RE: non-sgml characters

> I am no expert, and hopefully someone much more knowledgible will answer
> to you as well, but from what I understand, HTML documents are made up
> of 8-bit characters from the ISO 8859 Latin-1 character set.

HTML documents are made encoded in any character set. Latin-1 has the
advantage of being code-point compatible with both ASCII and Unicode, and
hence was once used as the default. UTF-8 has the advantage of being
code-point compatible with ASCII and capable of directly encoding all
Unicode code-points and hence was chosen as one of the defaults for XML and
hence HTML when it became XHTML in 1999 (UTF-16 is the other default - it
can safely have 2 defaults as it is easy to tell them apart from the first
couple of bytes).

One obvious disadvantage of Latin-1 here would be that it has no TM glyph :)

One way to think of this is to think of the Unicode code-point as a sort of
Platonic form, with it's encodings in various sets as a more "physical" (as
physical as you can get with a bunch of bits) reality of that form.

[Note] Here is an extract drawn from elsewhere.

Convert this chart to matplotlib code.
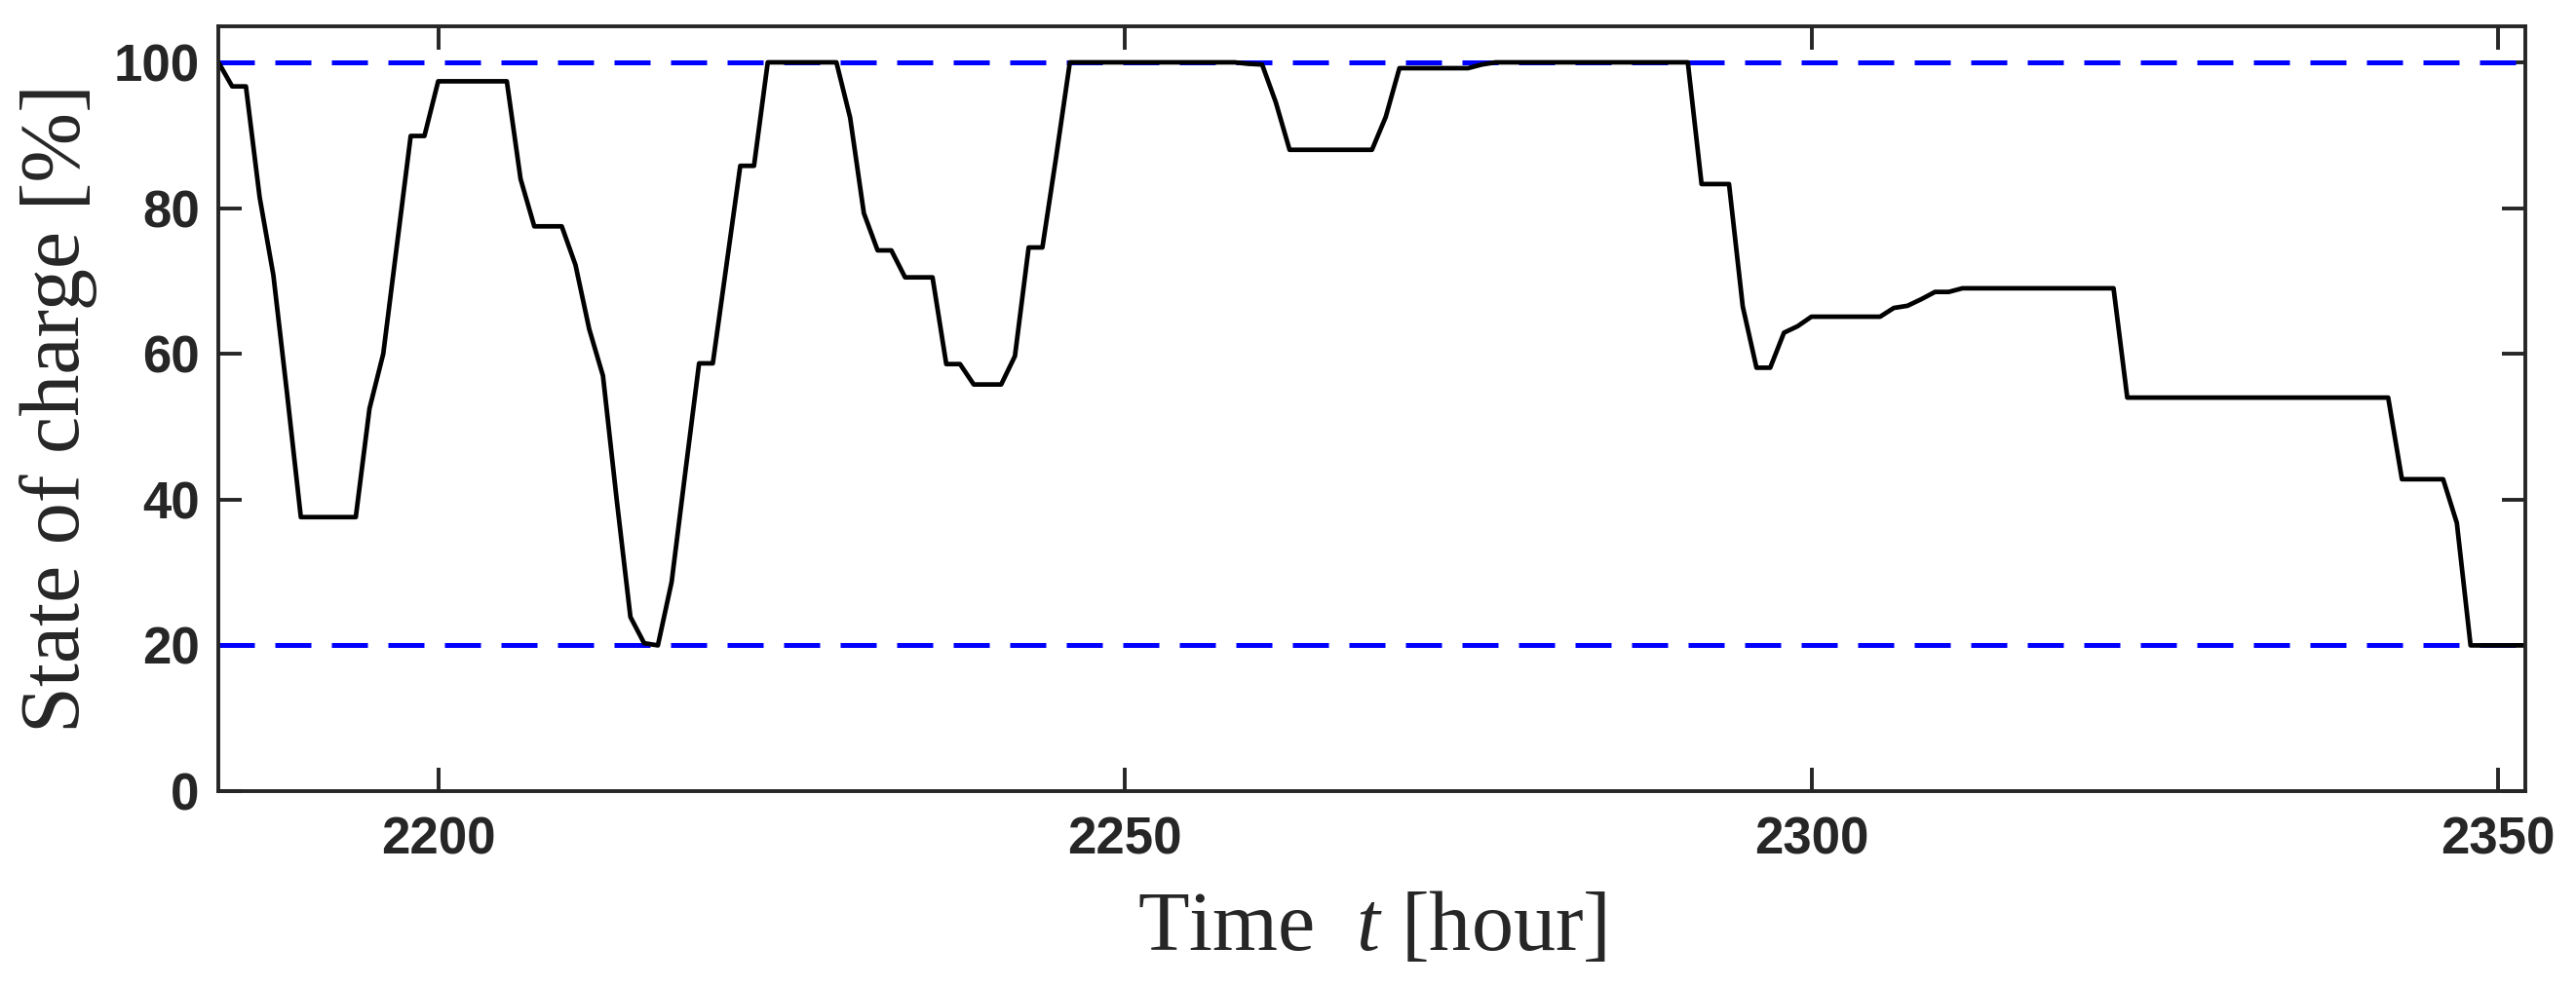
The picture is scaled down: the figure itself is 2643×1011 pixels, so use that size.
import numpy as np
import matplotlib
matplotlib.use('Agg')
from matplotlib import pyplot as plt

# hourly state of charge [%], t = 2184 ... 2352
hours = np.arange(2184, 2353)
soc = [
    100, 96.7, 96.7, 81.5, 70.8, 54.5, 37.6, 37.6, 37.6, 37.6, 37.6, 52.5,
    60.0, 75.0, 89.9, 89.9, 97.4, 97.4, 97.4, 97.4, 97.4, 97.4, 84.0, 77.5,
    77.5, 77.5, 72.2, 63.4, 57.0, 40.0, 23.9, 20.3, 20.0, 28.7, 43.8, 58.7,
    58.7, 72.3, 85.8, 85.8, 100, 100, 100, 100, 100, 100, 92.4, 79.3,
    74.2, 74.2, 70.5, 70.5, 70.5, 58.6, 58.6, 55.8, 55.8, 55.8, 59.7, 74.6,
    74.6, 87.0, 100, 100, 100, 100, 100, 100, 100, 100, 100, 100,
    100, 100, 100, 99.8, 99.7, 94.5, 88.0, 88.0, 88.0, 88.0, 88.0, 88.0,
    88.0, 92.5, 99.2, 99.2, 99.2, 99.2, 99.2, 99.2, 99.7, 100, 100, 100,
    100, 100, 100, 100, 100, 100, 100, 100, 100, 100, 100, 100,
    83.3, 83.3, 83.3, 66.5, 58.1, 58.1, 62.9, 63.8, 65.1, 65.1, 65.1, 65.1,
    65.1, 65.1, 66.3, 66.6, 67.5, 68.5, 68.5, 69.0, 69.0, 69.0, 69.0, 69.0,
    69.0, 69.0, 69.0, 69.0, 69.0, 69.0, 69.0, 54.0, 54.0, 54.0, 54.0, 54.0,
    54.0, 54.0, 54.0, 54.0, 54.0, 54.0, 54.0, 54.0, 54.0, 54.0, 54.0, 54.0,
    54.0, 54.0, 54.0, 42.8, 42.8, 42.8, 42.8, 36.8, 20.0, 20.0, 20.0, 20.0,
    20.0,
]
soc_max = 100
soc_min = 20
xticks = [2200, 2250, 2300, 2350]
yticks = [0, 20, 40, 60, 80, 100]

axis_color = '#262626'
plt.rcParams['mathtext.fontset'] = 'custom'
plt.rcParams['mathtext.rm'] = 'Liberation Serif'
plt.rcParams['mathtext.it'] = 'Liberation Serif:italic'

fig = plt.figure(figsize = (26.43, 10.11), dpi = 100)
ax = fig.add_axes([0.0848, 0.1968, 0.8956, 0.7769])

ax.axhline(soc_max, color = 'blue', lw = 3.6, dashes = (7.4, 4.2))
ax.axhline(soc_min, color = 'blue', lw = 3.6, dashes = (7.4, 4.2))
ax.plot(hours, soc, color = 'black', lw = 3.4)

ax.set_xlim(2184, 2352)
ax.set_ylim(0, 105)
ax.set_xticks(xticks)
ax.set_yticks(yticks)

for s in ax.spines.values():
    s.set_linewidth(2.8)
    s.set_color(axis_color)
ax.tick_params(direction = 'in', top = True, right = True, length = 17, width = 2.8,
               color = axis_color, labelcolor = axis_color)
ax.tick_params(axis = 'x', pad = 18)
ax.tick_params(axis = 'y', pad = 14)
for lab in ax.get_xticklabels() + ax.get_yticklabels():
    lab.set_family(['Liberation Sans', 'DejaVu Sans'])
    lab.set_fontweight('bold')
    lab.set_fontsize(38)

ax.set_xlabel('Time  $t$ [hour]', family = 'Liberation Serif', fontsize = 62, color = axis_color, labelpad = 20)
ax.set_ylabel('State of charge [%]', family = 'Liberation Serif', fontsize = 62, color = axis_color, labelpad = 12)

fig.savefig('out.png', dpi = 100)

> ISO SGML entity definitions are used to include characters which are
> missing from the character set or which would otherwise be confused with
> markup elements and the formal symbol for a TM sign is,
>
>     ™    (™)
>
> The one for  registered trademark (R)  is,
>
>     ®     (®)
>
> And so on...
>
http://www.w3.org/TR/xhtml1/DTD/xhtml-lat1.ent
http://www.w3.org/TR/xhtml1/DTD/xhtml-symbol.ent
and http://www.w3.org/TR/xhtml1/DTD/xhtml-special.ent are the entities
referenced by the DTDs, they define ™ as:
<!ENTITY trade    "&#8482;"> <!-- trade mark sign, U+2122 ISOnum -->
They agree with you on &reg; though (I'm guessing you are going by the
Window's charset, which agrees with Unicode and Latin-1 on this one):
<!ENTITY reg    "&#174;"> <!-- registered sign = registered trade mark sign,
                                  U+00AE ISOnum -->

Received on Monday, 15 July 2002 08:24:31 UTC